EH: When we were tasked with a Kerouac project, we didn’t want to do a straight biopic, and we definitely didn’t want to do a story just unquestioningly celebrating these authors. We decided to take the approach that we did with On the Road to speak honestly to our own lenses. With Ebs, he’s black, he’s gay, he’s American. He was like, I could never take this trip when I was growing up, in America. And as a woman, I thought, “Yeah, he’s right. It was very, very scary.” So we started to have more conversations about America and also about how the more things changed, the more they stay the same, how it is still problematic to travel through certain states yet, there’s that great, big loop in America—that no matter what’s happening politically, the road also connects you to the rest of the country, and it is this big, complicated thing.

You can’t generalize about any state, everybody’s complicated, everything is complicated. Certainly, a lot of the language Kerouac used was coming from this privileged white male perspective, and when we spoke to his former girlfriend Joyce Johnson for the film, she had mentioned that the men could go off and do whatever but that it was impossible for women, the fact that there was no such thing as birth control being one obstacle. That’s why we used a lot of archival material from then, and contrasted it with our footage from now. We really wanted to celebrate the beauty of America, its complexity, diversity, and all the politically charged things underneath. You can’t write, produce, or direct anything about these novels now, I think, without bringing all that history into it.

Was there a favorite stretch of the road you recall filming?

EB: I love being on the road, especially in Louisiana, because I also just happened to love New Orleans, and there’s something very magical about the bayou. It speaks to Southern Gothic and that whole tradition. I really also loved spending quite a lot of time in New Mexico. Seeing the long stretches, and then all of a sudden being underneath a different kind of big sky from Colorado and Wyoming. I loved seeing everything on the side of the road, seeing Cadillac Ranch, and then stopping to have like a huge, double Porterhouse steak.
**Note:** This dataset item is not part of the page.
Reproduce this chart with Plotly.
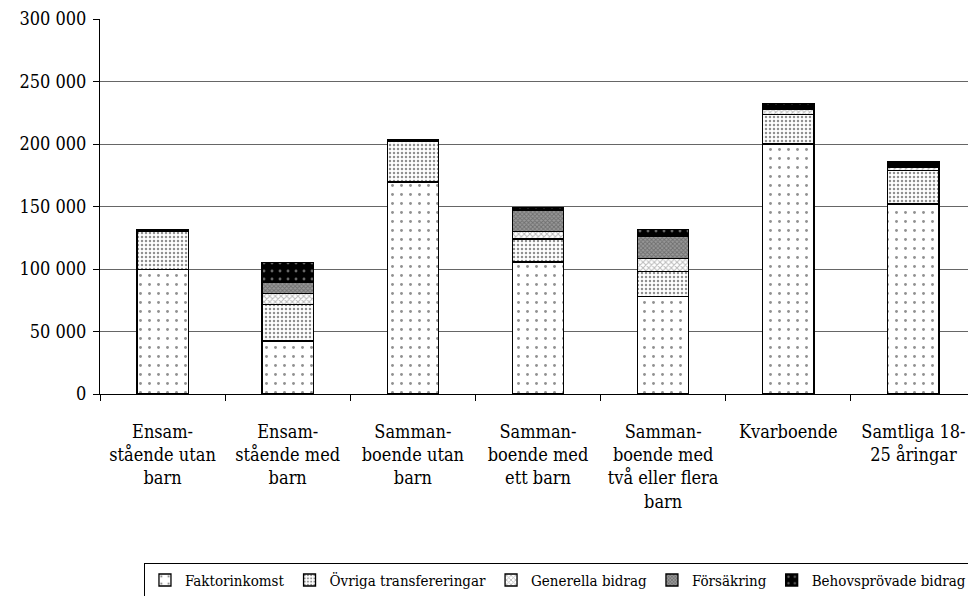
import plotly.graph_objects as go

categories = [
    "Ensam-<br>stående utan<br>barn",
    "Ensam-<br>stående med<br>barn",
    "Samman-<br>boende utan<br>barn",
    "Samman-<br>boende med<br>ett barn",
    "Samman-<br>boende med<br>två eller flera<br>barn",
    "Kvarboende",
    "Samtliga 18-<br>25 åringar",
]

faktorinkomst = [99500, 42500, 169500, 105500, 78000, 200000, 152000]
ovriga_transfereringar = [30500, 29000, 33000, 18500, 20000, 23500, 27000]
generella_bidrag = [300, 9000, 300, 6000, 10500, 4500, 2300]
forsakring = [300, 9000, 300, 17000, 17500, 500, 1000]
behovsprovade_bidrag = [1000, 15500, 500, 2000, 5800, 4000, 3500]

series_names = ["Faktorinkomst", "Övriga transfereringar", "Generella bidrag",
                "Försäkring", "Behovsprövade bidrag"]
series_values = [faktorinkomst, ovriga_transfereringar, generella_bidrag,
                 forsakring, behovsprovade_bidrag]

patterns = [
    dict(shape=".", bgcolor="white", fgcolor="#222", size=9, solidity=0.08),
    dict(shape=".", bgcolor="white", fgcolor="#222", size=4, solidity=0.3),
    dict(shape="x", bgcolor="white", fgcolor="#777", size=4, solidity=0.45),
    dict(shape="x", bgcolor="#999", fgcolor="#444", size=3, solidity=0.5),
    dict(shape=".", bgcolor="black", fgcolor="#ccc", size=8, solidity=0.1),
]

fig = go.Figure()
for name, vals, pat in zip(series_names, series_values, patterns):
    fig.add_trace(go.Bar(
        x=categories, y=vals, name=name,
        marker=dict(color=pat["bgcolor"], pattern=pat,
                    line=dict(color="black", width=1.3)),
    ))

font_family = "DejaVu Serif Condensed, DejaVu Serif, serif"
fig.update_layout(
    barmode="stack",
    bargap=0.59,
    width=968, height=588,
    margin=dict(l=92, r=0, t=11, b=202, autoexpand=False),
    paper_bgcolor="white", plot_bgcolor="white",
    font=dict(family=font_family, size=18, color="black"),
    showlegend=True,
    legend=dict(
        orientation="h",
        x=0.9954, xanchor="right",
        y=-0.45, yanchor="top",
        bordercolor="black", borderwidth=1,
        font=dict(family=font_family, size=15),
        itemwidth=30,
        traceorder="normal",
        tracegroupgap=0,
    ),
    xaxis=dict(
        showline=True, linecolor="black", linewidth=1,
        ticks="outside", ticklen=6, tickcolor="black",
        tickson="boundaries", automargin=False, tickangle=0,
        ticklabelstandoff=21,
        tickfont=dict(family=font_family, size=18),
    ),
    yaxis=dict(
        range=[0, 300000], dtick=50000,
        showline=True, linecolor="black", linewidth=1,
        ticks="outside", ticklen=6, tickcolor="black",
        showgrid=True, gridcolor="#666", gridwidth=1,
        tickformat=",d", automargin=False,
        ticklabeloverflow="allow", ticklabelstandoff=3,
        tickfont=dict(family=font_family, size=18),
        zeroline=False,
    ),
    separators=", ",
)

fig.write_html("out.html")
It’s these fun and interesting things that you do when you’re driving, stop by the side of the road, and say, “oh, my gosh, look at this amazing art installation.” That’s actually the magic of the novel, but I think it’s also the magic of our country, because we are an incredible quilt of all of these different places and ideas and people, and we’re all stitched and woven together by the roads.
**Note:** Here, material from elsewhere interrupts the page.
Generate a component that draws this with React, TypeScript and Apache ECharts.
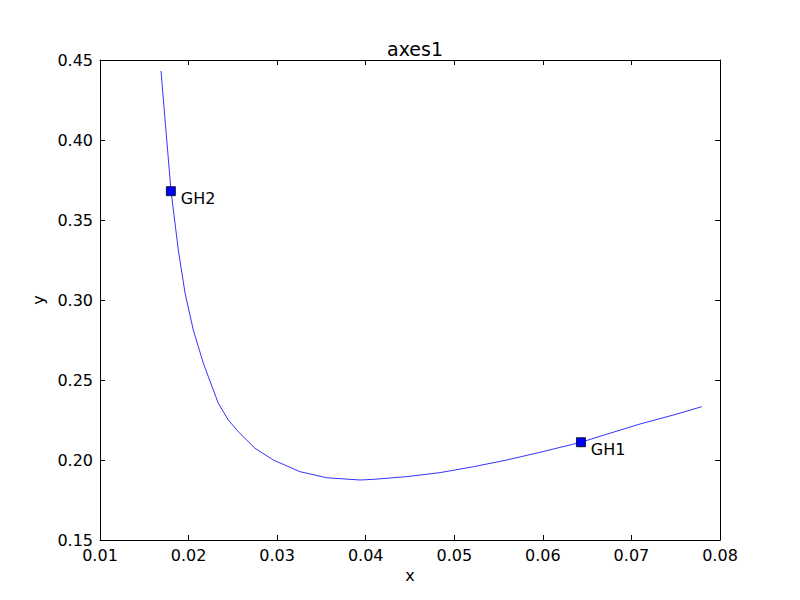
import React, { useEffect, useRef } from "react";
import * as echarts from "echarts";

const curveX = [0.01689, 0.01744, 0.01802, 0.01884, 0.0196, 0.02053, 0.02166, 0.02223, 0.02336, 0.02449, 0.02561, 0.0275, 0.02957, 0.03258, 0.0356, 0.03936, 0.04086, 0.04463, 0.04839, 0.05215, 0.05592, 0.05968, 0.06431, 0.06721, 0.07097, 0.07473, 0.07793];
const curveY = [0.4431, 0.4063, 0.3681, 0.3313, 0.3044, 0.2813, 0.2606, 0.2521, 0.2354, 0.225, 0.2177, 0.2073, 0.2, 0.1927, 0.1889, 0.1875, 0.1879, 0.1896, 0.1921, 0.1958, 0.2, 0.2048, 0.2111, 0.2161, 0.2225, 0.2281, 0.2333];

const pointNames = ["GH1", "GH2"];
const pointX = [0.0643, 0.018];
const pointY = [0.2111, 0.368];

const xTicks = { min: 0.01, max: 0.08, interval: 0.01 };
const yTicks = { min: 0.15, max: 0.45, interval: 0.05 };

const FONT = "DejaVu Sans";

export default function App() {
  const ref = useRef<HTMLDivElement>(null);
  useEffect(() => {
    if (!ref.current) return;
    const chart = echarts.init(ref.current, undefined, { renderer: "svg" });
    const axisLine = { show: true, lineStyle: { color: "#000", width: 1 } };
    const axisTick = { show: true, inside: true, length: 5, lineStyle: { color: "#000" } };
    chart.setOption({
      animation: false,
      backgroundColor: "#fff",
      title: {
        text: "axes1",
        left: 410,
        top: 34,
        textAlign: "center",
        textStyle: { fontFamily: FONT, fontSize: 19, fontWeight: "normal", color: "#000" },
      },
      grid: { left: 100, right: 80, top: 60, bottom: 60 },
      xAxis: [
        {
          type: "value",
          ...xTicks,
          name: "x",
          nameLocation: "middle",
          nameGap: 22,
          nameTextStyle: { fontFamily: FONT, fontSize: 16, color: "#000" },
          axisLine,
          axisTick,
          splitLine: { show: false },
          axisLabel: {
            fontFamily: FONT,
            fontSize: 16,
            color: "#000",
            margin: 7,
            formatter: (v: number) => v.toFixed(2),
          },
        },
        {
          type: "value",
          position: "top",
          ...xTicks,
          axisLine,
          axisTick,
          splitLine: { show: false },
          axisLabel: { show: false },
        },
      ],
      yAxis: [
        {
          type: "value",
          ...yTicks,
          name: "y",
          nameLocation: "middle",
          nameGap: 52,
          nameTextStyle: { fontFamily: FONT, fontSize: 16, color: "#000" },
          axisLine,
          axisTick,
          splitLine: { show: false },
          axisLabel: {
            fontFamily: FONT,
            fontSize: 16,
            color: "#000",
            margin: 7,
            formatter: (v: number) => v.toFixed(2),
          },
        },
        {
          type: "value",
          position: "right",
          ...yTicks,
          axisLine,
          axisTick,
          splitLine: { show: false },
          axisLabel: { show: false },
        },
      ],
      series: [
        {
          type: "line",
          data: curveX.map((x, i) => [x, curveY[i]]),
          showSymbol: false,
          symbol: "none",
          smooth: false,
          lineStyle: { color: "#0000ff", width: 0.8 },
          z: 2,
        },
        {
          type: "scatter",
          data: pointX.map((x, i) => ({ name: pointNames[i], value: [x, pointY[i]] })),
          symbol: "rect",
          symbolSize: 9,
          itemStyle: { color: "#0000ff", borderColor: "#000", borderWidth: 0.8, opacity: 1 },
          label: {
            show: true,
            position: "right",
            distance: 5,
            offset: [0, 7],
            formatter: (p: any) => p.name,
            fontFamily: FONT,
            fontSize: 16,
            color: "#000",
          },
          z: 3,
        },
      ],
    });
    return () => chart.dispose();
  }, []);
  return <div ref={ref} style={{ width: 800, height: 600, margin: -8 }} />;
}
EH: I have a huge soft spot for Amir. That Philadelphia to Atlanta journey with Amir was filled with probably some of the most beautiful times that I remember from filming. Philly was really, really eye-opening, especially when we filmed Amir’s walk to school, and we spent time with him in his house. We followed him from where he lived in this three bedroom apartment with eight people living in it, and then we watched him walk to school through this neighborhood. The transition where it went from a lot of project housing to beautiful, single family homes with lovely green lawns. It was very, very, poignant for everybody to have him on this walk to school and to hear what school meant to him.